(Plotting code records)
>>

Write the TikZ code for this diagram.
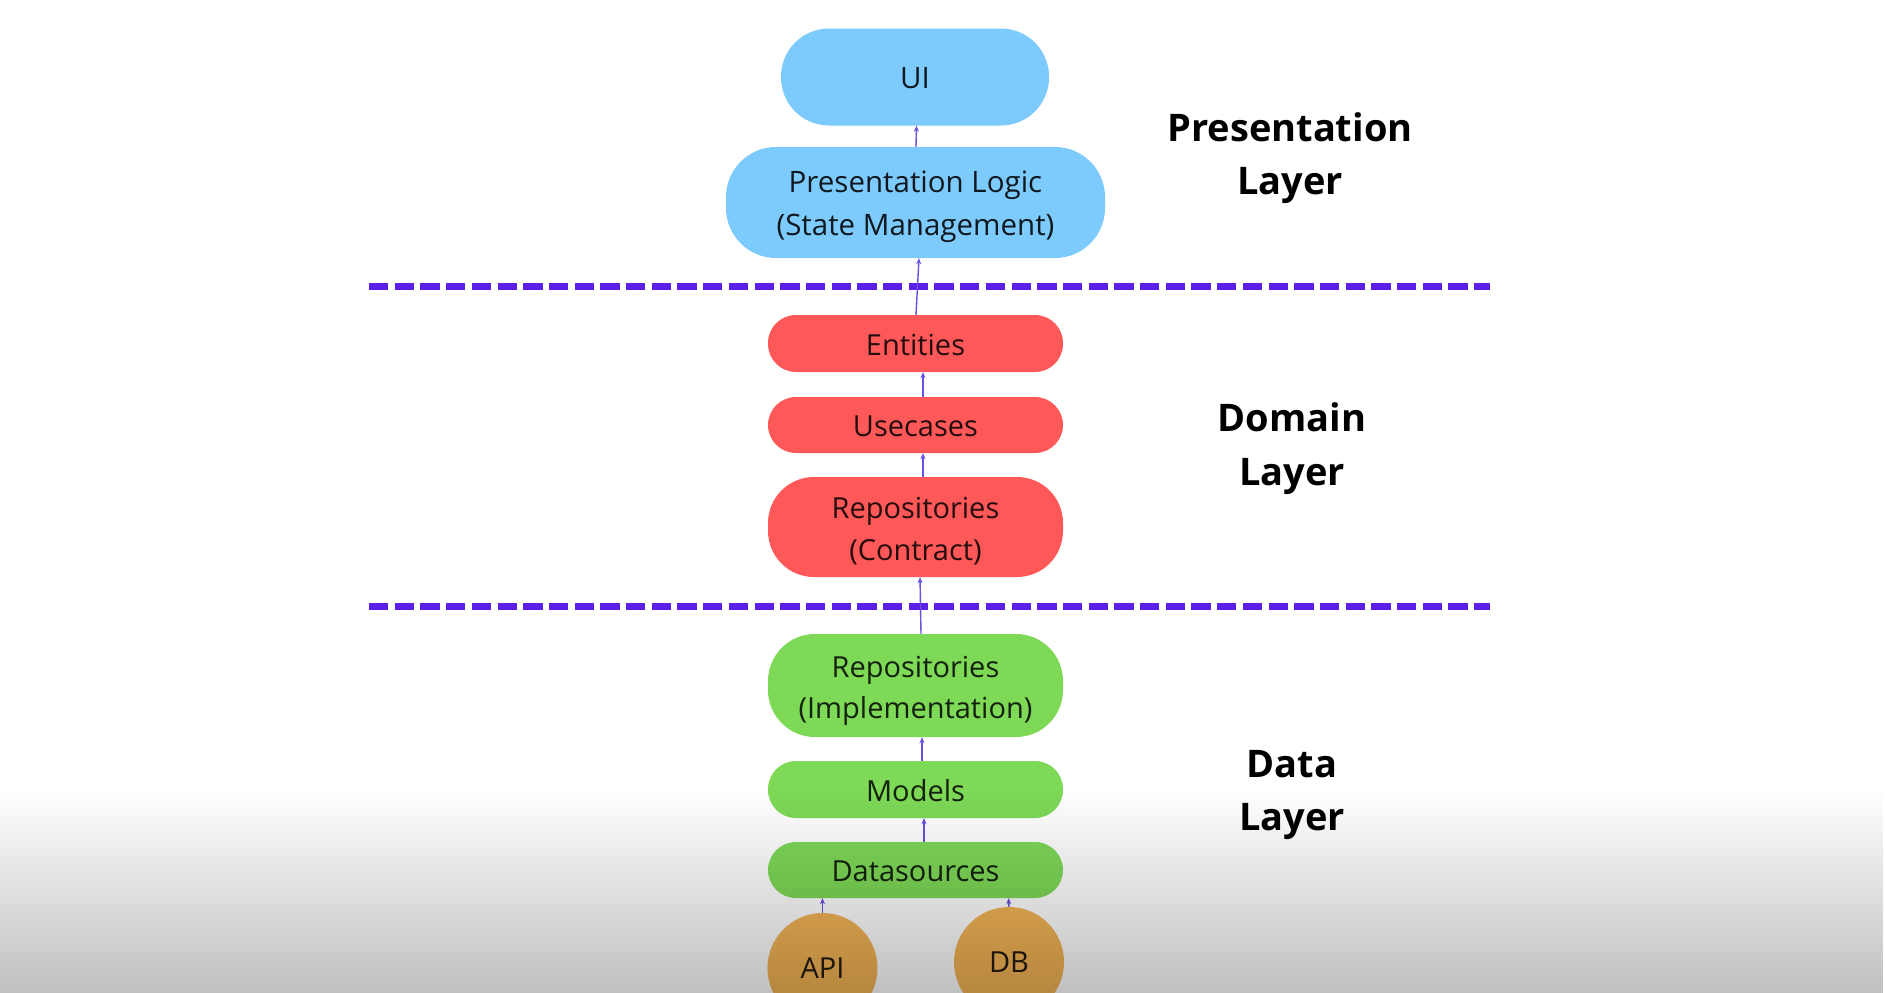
\documentclass[tikz,border=0pt]{standalone}
\usepackage{fontspec}
\setmainfont{Open Sans}
\usetikzlibrary{arrows.meta,fadings}
\definecolor{bluebox}{HTML}{7DCBFD}
\definecolor{redbox}{HTML}{FF5858}
\definecolor{greenbox}{HTML}{7ED957}
\definecolor{orangebox}{HTML}{F4B556}
\definecolor{dashcol}{HTML}{5B1FE6}
\definecolor{arrowcol}{HTML}{6A4FE0}
\tikzfading[name=bottomshade, top color=transparent!100, bottom color=transparent!75]
\newcommand{\twolines}[2]{\begin{tabular}[b]{@{}c@{}}#1\\#2\end{tabular}}
\tikzset{
  pill/.style={rectangle, inner sep=0pt, text depth=0pt},
  bluepill/.style={pill, fill=bluebox, text=bluebox!12!black,
    font=\fontsize{29.5}{43.5}\selectfont},
  redpill/.style={pill, fill=redbox, text=redbox!15!black, minimum width=295pt,
    font=\fontsize{29}{42}\selectfont},
  greenpill/.style={pill, fill=greenbox, text=greenbox!15!black, minimum width=295pt,
    font=\fontsize{29}{41}\selectfont},
  oneline/.style={text height=23.7pt},
  source/.style={circle, inner sep=0pt, minimum size=110pt, fill=orangebox,
    text=orangebox!15!black, font=\fontsize{29}{35}\selectfont},
  layertitle/.style={anchor=base, inner sep=0pt, text=black,
    font=\fontsize{38}{53.5}\selectfont\bfseries},
  divider/.style={draw=dashcol, line width=7pt, dash pattern=on 19.3pt off 6.4pt},
  arr/.style={draw=arrowcol, line width=1.4pt, -{Stealth[length=6pt,width=5pt]}}
}
\begin{document}
\begin{tikzpicture}[x=1pt,y=-1pt]
\fill[white] (0,0) rectangle (1885,993);
\useasboundingbox (0,0) rectangle (1885,993);

% presentation layer
\node[bluepill, text height=23pt, minimum width=268pt, minimum height=97pt, rounded corners=48pt] (ui) at (915,77) {UI};
\node[bluepill, text height=66pt, minimum width=379pt, minimum height=111pt, rounded corners=50pt] (pl) at (915.5,202.5)
  {\twolines{Presentation Logic}{(State Management)}};

% dividers
\coordinate (d1a) at (369,286);
\coordinate (d1b) at (1490,286);
\coordinate (d2a) at (369,606);
\coordinate (d2b) at (1490,606);
\draw[divider] (d1a) -- (d1b);
\draw[divider] (d2a) -- (d2b);

% domain layer
\node[redpill, oneline, minimum height=57pt, rounded corners=28pt] (ent) at (915.5,343.5) {Entities};
\node[redpill, oneline, minimum height=56pt, rounded corners=28pt] (uc) at (915.5,425) {Usecases};
\node[redpill, text height=66pt, minimum height=100pt, rounded corners=46pt] (rc) at (915.5,527)
  {\twolines{Repositories}{(Contract)}};

% data layer
\node[greenpill, text height=65pt, minimum height=103pt, rounded corners=47pt] (ri) at (915.5,685.5)
  {\twolines{Repositories}{(Implementation)}};
\node[greenpill, oneline, minimum height=57pt, rounded corners=28pt] (mod) at (915.5,789.5) {Models};
\node[greenpill, oneline, minimum height=56pt, rounded corners=28pt] (ds) at (915.5,870) {Datasources};
\node[source] (api) at (822.5,968) {API};
\node[source] (db) at (1009,962) {DB};

% connectors
\draw[arr] ([xshift=0.5pt]pl.north) -- ([xshift=1.5pt]ui.south);
\draw[arr] ([xshift=0.5pt]ent.north) -- ([xshift=3.5pt]pl.south);
\draw[arr] ([xshift=7.5pt]uc.north) -- ([xshift=7.5pt]ent.south);
\draw[arr] ([xshift=7.5pt]rc.north) -- ([xshift=7.5pt]uc.south);
\draw[arr] ([xshift=5.5pt]ri.north) -- ([xshift=4.5pt]rc.south);
\draw[arr] ([xshift=6.5pt]mod.north) -- ([xshift=6.5pt]ri.south);
\draw[arr] ([xshift=8.5pt]ds.north) -- ([xshift=8.5pt]mod.south);
\draw[arr] (api.north) -- ([xshift=-93pt]ds.south);
\draw[arr] (db.north) -- ([xshift=93pt]ds.south);

% layer titles
\node[layertitle] (tpres) at (1290,194.5) {\twolines{Presentation}{Layer}};
\node[layertitle] (tdom) at (1292,485) {\twolines{Domain}{Layer}};
\node[layertitle] (tdata) at (1292,830.5) {\twolines{Data}{Layer}};

% bottom shading overlay
\fill[black, path fading=bottomshade, fit fading=true] (0,790) rectangle (1885,993);
\end{tikzpicture}
\end{document}
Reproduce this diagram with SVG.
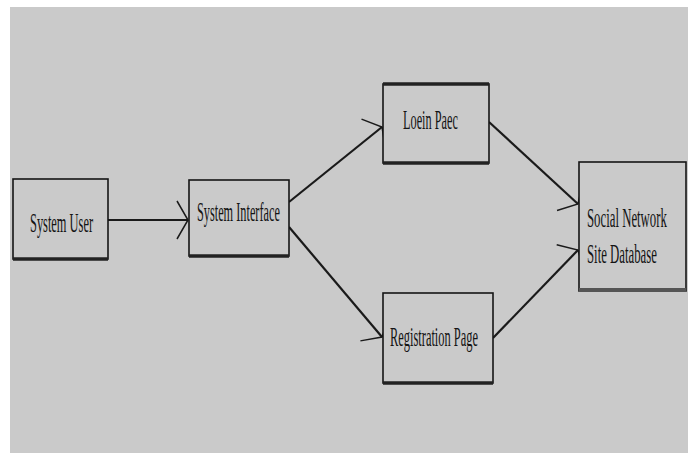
<svg xmlns="http://www.w3.org/2000/svg" width="688" height="453" viewBox="0 0 688 453">
<style>
.box{fill:#cacaca;stroke:#151515;stroke-width:1.6}
.base{stroke:#222;stroke-width:3.5}
.lbl{font-family:"Liberation Serif","Times New Roman",serif;font-size:28px;fill:#141414}
.conn{stroke:#1a1a1a;stroke-width:2.2;fill:none}
</style>
<defs>
<marker id="arr" markerUnits="userSpaceOnUse" markerWidth="30" markerHeight="50" viewBox="-15 -25 30 50" refX="0" refY="0" orient="auto">
<path d="M-11,-19 L0,0 L-11,19" fill="none" stroke="#1a1a1a" stroke-width="1.5"/>
</marker>
</defs>
<rect x="0" y="0" width="688" height="453" fill="#ffffff"/>
<rect x="10" y="7" width="678" height="446" fill="#cacaca"/>
<g id="connectors">
<line class="conn" x1="108" y1="220" x2="188" y2="220" stroke="#333" stroke-width="3.2" marker-end="url(#arr)"/>
<line class="conn" x1="289" y1="202" x2="382" y2="127" marker-end="url(#arr)"/>
<line class="conn" x1="289" y1="227" x2="382" y2="337" marker-end="url(#arr)"/>
<line class="conn" x1="489" y1="122" x2="578" y2="204" marker-end="url(#arr)"/>
<line class="conn" x1="493" y1="338" x2="578" y2="250" marker-end="url(#arr)"/>
</g>
<g id="system-user">
<rect class="box" x="13" y="179" width="95" height="80"/>
<line class="base" x1="13" y1="259" x2="108" y2="259"/>
<text class="lbl" transform="translate(30,232) scale(0.443,1)">System User</text>
</g>
<g id="system-interface">
<rect class="box" x="189" y="180" width="100" height="76"/>
<line class="base" x1="189" y1="256" x2="289" y2="256"/>
<text class="lbl" transform="translate(197,221) scale(0.439,1)">System Interface</text>
</g>
<g id="login-page">
<rect class="box" x="383" y="84" width="106" height="79"/>
<line class="base" x1="383" y1="84" x2="489" y2="84"/>
<line class="base" x1="383" y1="163" x2="489" y2="163"/>
<text class="lbl" transform="translate(403,129) scale(0.439,1)">Loein Paec</text>
</g>
<g id="registration-page">
<rect class="box" x="383" y="293" width="110" height="90"/>
<line class="base" x1="383" y1="383" x2="493" y2="383"/>
<text class="lbl" transform="translate(390,346) scale(0.444,1)">Registration Page</text>
</g>
<g id="social-network-db">
<rect class="box" x="579" y="162" width="107" height="129"/>
<line x1="579" y1="290" x2="686" y2="290" stroke="#555" stroke-width="4"/>
<text class="lbl" transform="translate(587,227) scale(0.457,1)">Social Network</text>
<text class="lbl" transform="translate(587,263) scale(0.457,1)">Site Database</text>
</g>
</svg>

<<

▶ _Request_:
Output all of the records exactly as they appear above, but not the pictures.

▶ _Answer to this exercise_:
Write the TikZ code for this diagram.
\documentclass[tikz,border=0pt]{standalone}
\usepackage{fontspec}
\setmainfont{Open Sans}
\usetikzlibrary{arrows.meta,fadings}
\definecolor{bluebox}{HTML}{7DCBFD}
\definecolor{redbox}{HTML}{FF5858}
\definecolor{greenbox}{HTML}{7ED957}
\definecolor{orangebox}{HTML}{F4B556}
\definecolor{dashcol}{HTML}{5B1FE6}
\definecolor{arrowcol}{HTML}{6A4FE0}
\tikzfading[name=bottomshade, top color=transparent!100, bottom color=transparent!75]
\newcommand{\twolines}[2]{\begin{tabular}[b]{@{}c@{}}#1\\#2\end{tabular}}
\tikzset{
  pill/.style={rectangle, inner sep=0pt, text depth=0pt},
  bluepill/.style={pill, fill=bluebox, text=bluebox!12!black,
    font=\fontsize{29.5}{43.5}\selectfont},
  redpill/.style={pill, fill=redbox, text=redbox!15!black, minimum width=295pt,
    font=\fontsize{29}{42}\selectfont},
  greenpill/.style={pill, fill=greenbox, text=greenbox!15!black, minimum width=295pt,
    font=\fontsize{29}{41}\selectfont},
  oneline/.style={text height=23.7pt},
  source/.style={circle, inner sep=0pt, minimum size=110pt, fill=orangebox,
    text=orangebox!15!black, font=\fontsize{29}{35}\selectfont},
  layertitle/.style={anchor=base, inner sep=0pt, text=black,
    font=\fontsize{38}{53.5}\selectfont\bfseries},
  divider/.style={draw=dashcol, line width=7pt, dash pattern=on 19.3pt off 6.4pt},
  arr/.style={draw=arrowcol, line width=1.4pt, -{Stealth[length=6pt,width=5pt]}}
}
\begin{document}
\begin{tikzpicture}[x=1pt,y=-1pt]
\fill[white] (0,0) rectangle (1885,993);
\useasboundingbox (0,0) rectangle (1885,993);

% presentation layer
\node[bluepill, text height=23pt, minimum width=268pt, minimum height=97pt, rounded corners=48pt] (ui) at (915,77) {UI};
\node[bluepill, text height=66pt, minimum width=379pt, minimum height=111pt, rounded corners=50pt] (pl) at (915.5,202.5)
  {\twolines{Presentation Logic}{(State Management)}};

% dividers
\coordinate (d1a) at (369,286);
\coordinate (d1b) at (1490,286);
\coordinate (d2a) at (369,606);
\coordinate (d2b) at (1490,606);
\draw[divider] (d1a) -- (d1b);
\draw[divider] (d2a) -- (d2b);

% domain layer
\node[redpill, oneline, minimum height=57pt, rounded corners=28pt] (ent) at (915.5,343.5) {Entities};
\node[redpill, oneline, minimum height=56pt, rounded corners=28pt] (uc) at (915.5,425) {Usecases};
\node[redpill, text height=66pt, minimum height=100pt, rounded corners=46pt] (rc) at (915.5,527)
  {\twolines{Repositories}{(Contract)}};

% data layer
\node[greenpill, text height=65pt, minimum height=103pt, rounded corners=47pt] (ri) at (915.5,685.5)
  {\twolines{Repositories}{(Implementation)}};
\node[greenpill, oneline, minimum height=57pt, rounded corners=28pt] (mod) at (915.5,789.5) {Models};
\node[greenpill, oneline, minimum height=56pt, rounded corners=28pt] (ds) at (915.5,870) {Datasources};
\node[source] (api) at (822.5,968) {API};
\node[source] (db) at (1009,962) {DB};

% connectors
\draw[arr] ([xshift=0.5pt]pl.north) -- ([xshift=1.5pt]ui.south);
\draw[arr] ([xshift=0.5pt]ent.north) -- ([xshift=3.5pt]pl.south);
\draw[arr] ([xshift=7.5pt]uc.north) -- ([xshift=7.5pt]ent.south);
\draw[arr] ([xshift=7.5pt]rc.north) -- ([xshift=7.5pt]uc.south);
\draw[arr] ([xshift=5.5pt]ri.north) -- ([xshift=4.5pt]rc.south);
\draw[arr] ([xshift=6.5pt]mod.north) -- ([xshift=6.5pt]ri.south);
\draw[arr] ([xshift=8.5pt]ds.north) -- ([xshift=8.5pt]mod.south);
\draw[arr] (api.north) -- ([xshift=-93pt]ds.south);
\draw[arr] (db.north) -- ([xshift=93pt]ds.south);

% layer titles
\node[layertitle] (tpres) at (1290,194.5) {\twolines{Presentation}{Layer}};
\node[layertitle] (tdom) at (1292,485) {\twolines{Domain}{Layer}};
\node[layertitle] (tdata) at (1292,830.5) {\twolines{Data}{Layer}};

% bottom shading overlay
\fill[black, path fading=bottomshade, fit fading=true] (0,790) rectangle (1885,993);
\end{tikzpicture}
\end{document}
Reproduce this diagram with SVG.
<svg xmlns="http://www.w3.org/2000/svg" width="688" height="453" viewBox="0 0 688 453">
<style>
.box{fill:#cacaca;stroke:#151515;stroke-width:1.6}
.base{stroke:#222;stroke-width:3.5}
.lbl{font-family:"Liberation Serif","Times New Roman",serif;font-size:28px;fill:#141414}
.conn{stroke:#1a1a1a;stroke-width:2.2;fill:none}
</style>
<defs>
<marker id="arr" markerUnits="userSpaceOnUse" markerWidth="30" markerHeight="50" viewBox="-15 -25 30 50" refX="0" refY="0" orient="auto">
<path d="M-11,-19 L0,0 L-11,19" fill="none" stroke="#1a1a1a" stroke-width="1.5"/>
</marker>
</defs>
<rect x="0" y="0" width="688" height="453" fill="#ffffff"/>
<rect x="10" y="7" width="678" height="446" fill="#cacaca"/>
<g id="connectors">
<line class="conn" x1="108" y1="220" x2="188" y2="220" stroke="#333" stroke-width="3.2" marker-end="url(#arr)"/>
<line class="conn" x1="289" y1="202" x2="382" y2="127" marker-end="url(#arr)"/>
<line class="conn" x1="289" y1="227" x2="382" y2="337" marker-end="url(#arr)"/>
<line class="conn" x1="489" y1="122" x2="578" y2="204" marker-end="url(#arr)"/>
<line class="conn" x1="493" y1="338" x2="578" y2="250" marker-end="url(#arr)"/>
</g>
<g id="system-user">
<rect class="box" x="13" y="179" width="95" height="80"/>
<line class="base" x1="13" y1="259" x2="108" y2="259"/>
<text class="lbl" transform="translate(30,232) scale(0.443,1)">System User</text>
</g>
<g id="system-interface">
<rect class="box" x="189" y="180" width="100" height="76"/>
<line class="base" x1="189" y1="256" x2="289" y2="256"/>
<text class="lbl" transform="translate(197,221) scale(0.439,1)">System Interface</text>
</g>
<g id="login-page">
<rect class="box" x="383" y="84" width="106" height="79"/>
<line class="base" x1="383" y1="84" x2="489" y2="84"/>
<line class="base" x1="383" y1="163" x2="489" y2="163"/>
<text class="lbl" transform="translate(403,129) scale(0.439,1)">Loein Paec</text>
</g>
<g id="registration-page">
<rect class="box" x="383" y="293" width="110" height="90"/>
<line class="base" x1="383" y1="383" x2="493" y2="383"/>
<text class="lbl" transform="translate(390,346) scale(0.444,1)">Registration Page</text>
</g>
<g id="social-network-db">
<rect class="box" x="579" y="162" width="107" height="129"/>
<line x1="579" y1="290" x2="686" y2="290" stroke="#555" stroke-width="4"/>
<text class="lbl" transform="translate(587,227) scale(0.457,1)">Social Network</text>
<text class="lbl" transform="translate(587,263) scale(0.457,1)">Site Database</text>
</g>
</svg>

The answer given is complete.